I have spent some hours reading code of gettext to write my own gettext library (in OCaml).

It can works without problem on all arches even if built on a different arches. You can also fall back to the kind of method i was using (read and compile the .mo file into memory, rather than using embedded hashtable of the .mo file).

The only problem is that gettext is really tuned to work better when everything has been built specifically for a single arch.

Using the other way is just like compiling .po -> .mo every time you load a .mo file. This is a huge waste of time for small device.

eddyp said...

> It can works without problem on all
> arches even if built on a different
> arches.

OK, that's less grave, so we're one step farther down the road. :-)

> The only problem is that gettext is
> really tuned to work better when
> everything has been built specifically
> for a single arch.

OK, then building from the start for the slowest arch is a good way to improve performance.
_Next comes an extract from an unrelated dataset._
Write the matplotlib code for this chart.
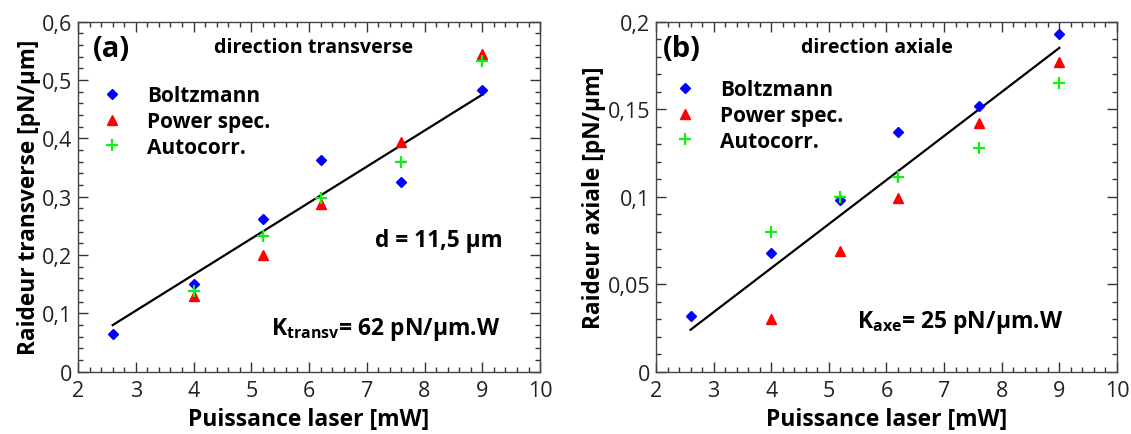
import numpy as np
import matplotlib
matplotlib.use('Agg')
import matplotlib.pyplot as plt
from matplotlib.ticker import MultipleLocator, FuncFormatter

plt.rcParams['font.family'] = ['Open Sans', 'DejaVu Sans']
plt.rcParams['mathtext.fontset'] = 'custom'
plt.rcParams['mathtext.rm'] = 'Open Sans'
plt.rcParams['mathtext.bf'] = 'Open Sans:bold'

# panel (a) - transverse
xa_boltz = [2.6, 4.0, 5.2, 6.2, 7.6, 9.0]
ya_boltz = [0.065, 0.150, 0.262, 0.363, 0.325, 0.483]
xa_power = [4.0, 5.2, 6.2, 7.6, 9.0]
ya_power = [0.130, 0.200, 0.288, 0.393, 0.545]
xa_auto = [4.0, 5.2, 6.2, 7.6, 9.0]
ya_auto = [0.138, 0.233, 0.298, 0.360, 0.532]
xa_fit = [2.6, 9.0]
ya_fit = [0.080, 0.475]

# panel (b) - axial
xb_boltz = [2.6, 4.0, 5.2, 6.2, 7.6, 9.0]
yb_boltz = [0.032, 0.068, 0.098, 0.137, 0.152, 0.193]
xb_power = [4.0, 5.2, 6.2, 7.6, 9.0]
yb_power = [0.030, 0.069, 0.099, 0.142, 0.177]
xb_auto = [4.0, 5.2, 6.2, 7.6, 9.0]
yb_auto = [0.080, 0.100, 0.111, 0.128, 0.165]
xb_fit = [2.6, 9.0]
yb_fit = [0.024, 0.185]


def comma(v, pos):
    s = ('%.2f' % v).rstrip('0').rstrip('.')
    return s.replace('.', ',')


def setup(ax, ymax, ymaj, ymin, ylabel):
    ax.set_xlim(2, 10)
    ax.set_ylim(0, ymax)
    ax.xaxis.set_major_locator(MultipleLocator(1))
    ax.xaxis.set_minor_locator(MultipleLocator(0.2))
    ax.yaxis.set_major_locator(MultipleLocator(ymaj))
    ax.yaxis.set_minor_locator(MultipleLocator(ymin))
    ax.yaxis.set_major_formatter(FuncFormatter(comma))
    ax.tick_params(which='both', direction='in', top=True, right=True,
                   colors='#333333', labelsize=15.5, labelcolor='#222222')
    ax.tick_params(which='major', length=7, width=1)
    ax.tick_params(which='minor', length=3.5, width=1)
    ax.tick_params(axis='x', which='major', pad=6)
    ax.tick_params(axis='y', which='major', pad=4)
    for s in ax.spines.values():
        s.set_color('#444444')
        s.set_linewidth(1)
    ax.set_xlabel('Puissance laser [mW]', fontsize=16.5, fontweight='bold', labelpad=4)
    ax.set_ylabel(ylabel, fontsize=16.3, fontweight='bold', labelpad=1)


fig = plt.figure(figsize=(11.31, 4.35), dpi=100)
ax1 = fig.add_axes([0.069, 0.143, 0.4085, 0.805])
ax2 = fig.add_axes([0.580, 0.143, 0.4076, 0.805])

panels = [(ax1, (xa_boltz, xa_power, xa_auto, xa_fit), (ya_boltz, ya_power, ya_auto, ya_fit), (0.037, 0.818)),
          (ax2, (xb_boltz, xb_power, xb_auto, xb_fit), (yb_boltz, yb_power, yb_auto, yb_fit), (0.027, 0.835))]
for ax, xs, ys, anchor in panels:
    ax.plot(xs[3], ys[3], c='black', lw=1.6, zorder=2)
    ax.plot(xs[0], ys[0], 'D', c='#0000ff', ms=5, ls='none', label='Boltzmann', zorder=3)
    ax.plot(xs[1], ys[1], '^', c='#ff0000', ms=6.5, ls='none', label='Power spec.', zorder=3)
    ax.plot(xs[2], ys[2], '+', c='#11ee11', ms=8.5, mew=1.6, ls='none', label='Autocorr.', zorder=4)
    ax.legend(loc='upper left', bbox_to_anchor=anchor, frameon=False,
              prop={'size': 15, 'weight': 'bold'}, handletextpad=0.88,
              handlelength=1.6, labelspacing=0.22, borderaxespad=0, borderpad=0)

setup(ax1, 0.6, 0.1, 0.02, 'Raideur transverse [pN/µm]')
setup(ax2, 0.2, 0.05, 0.01, 'Raideur axiale [pN/µm]')

ax1.text(0.032, 0.903, '(a)', transform=ax1.transAxes, fontsize=21, fontweight='bold', va='baseline')
ax1.text(0.509, 0.913, 'direction transverse', transform=ax1.transAxes, fontsize=14.2,
         fontweight='bold', ha='center', va='baseline')
ax1.text(0.918, 0.359, 'd = 11,5 µm', transform=ax1.transAxes, fontsize=16.3,
         fontweight='bold', ha='right', va='baseline')
ax1.text(0.913, 0.108, r'K$_{\mathbf{transv}}$= 62 pN/µm.W', transform=ax1.transAxes,
         fontsize=16.5, fontweight='bold', ha='right', va='baseline')

ax2.text(0.015, 0.903, '(b)', transform=ax2.transAxes, fontsize=21, fontweight='bold', va='baseline')
ax2.text(0.479, 0.913, 'direction axiale', transform=ax2.transAxes, fontsize=14.1,
         fontweight='bold', ha='center', va='baseline')
ax2.text(0.883, 0.128, r'K$_{\mathbf{axe}}$= 25 pN/µm.W', transform=ax2.transAxes,
         fontsize=16.5, fontweight='bold', ha='right', va='baseline')

fig.savefig('out.png', dpi=100)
> Using the other way is just like
> compiling .po -> .mo every time you
> load a .mo file. This is a huge waste
> of time for small device.

Yet again, building for the slowest arch or doing the rearangements in postinst are both viable solutions.

And doing that in postinst is not an issue, since you only do that once for each package, and in most cases that is expected to be a more time consuming task, so rearranging according to current arch is a minuscule price to pay to optimize for the most common case - loading the mo file.

Anonymous said...

Building for the slowest arch is not important, if you reorganize everything at end.

The real good idea (TM) is to ship .po and build .mo in the postinst.

Shipping already built .mo and rearrange it on the fly is as much work as recompiling the .po...

And indeed, this way you get a "Arch: all" package -- as far as the upstream .po is "Arch: all".

This is not what is done actually in tdeb, as far as i have understood it.